Some subsequent estimates raised the planted area and the crop to 4.2 million bales. Veteran traders estimated losses at 200,000 to 300,000 bales but cautioned that more time would be required to assess the situation. It’s believed doubtful USDA will have sufficient information to revise its estimate in its updated supply-demand report on Wednesday.
Elsewhere, India’s Cotton Advisory Board raised its production estimate to a record high 32.9 million bales (170 kilos or 375 pounds) from an earlier forecast of 32.5 million.
India has allowed 2010-11 exports of 5.5 million bales, about 3.5 million of which have been shipped. Government officials are expected to meet in mid-January to consider increasing the limit and possibly extending the Feb. 25 deadline for shipping the rest of the current quota.
Accelerated harvesting boosted 2010-11 crop arrivals through last Sunday to 13.69 million bales (170 kilos or 375 pounds), up 8.2 percent from 12.65 million a year ago. A recent Cotton Outlook estimate pegged the crop at 27.3 million 480-pound bales, up from USDA’s 26 million.
The market digested news last weekend that China’s booming growth in manufacturing eased slightly in December.
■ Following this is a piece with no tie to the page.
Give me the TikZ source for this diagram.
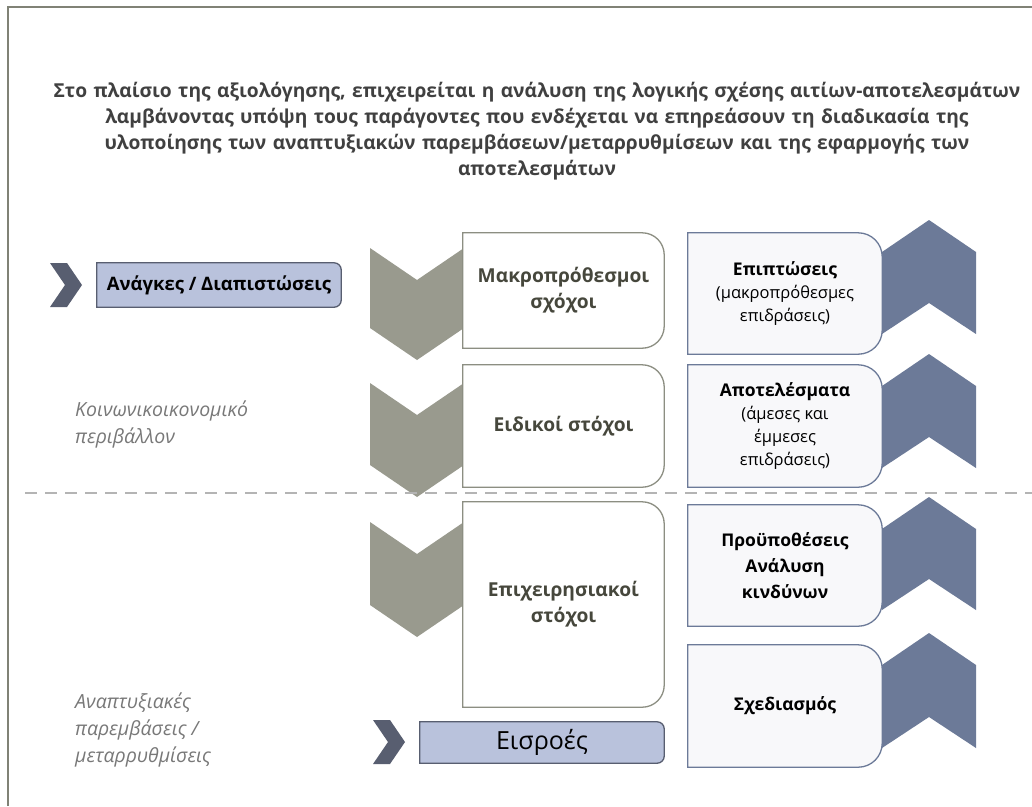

The state-affiliated China Federation of Logistics and Purchasing said its purchasing managers index (PMI) dipped to 53.9 last month from 55.2 in November and 54.7 in October.
The decline came amid tightening policies aimed at keeping inflation in check. This was the first decline in five months but the 22nd month in a row that the PMI has stayed above 50, the benchmark for expansion. The report tempered concerns over increased monetary tightening.
On the U.S. scene, outstanding 2010-crop all-cotton loans rose 34,754 bales to 4,410,729 during the week ended Dec. 28. Entries slowed to 465,750 bales and repayments to 430,996 bales.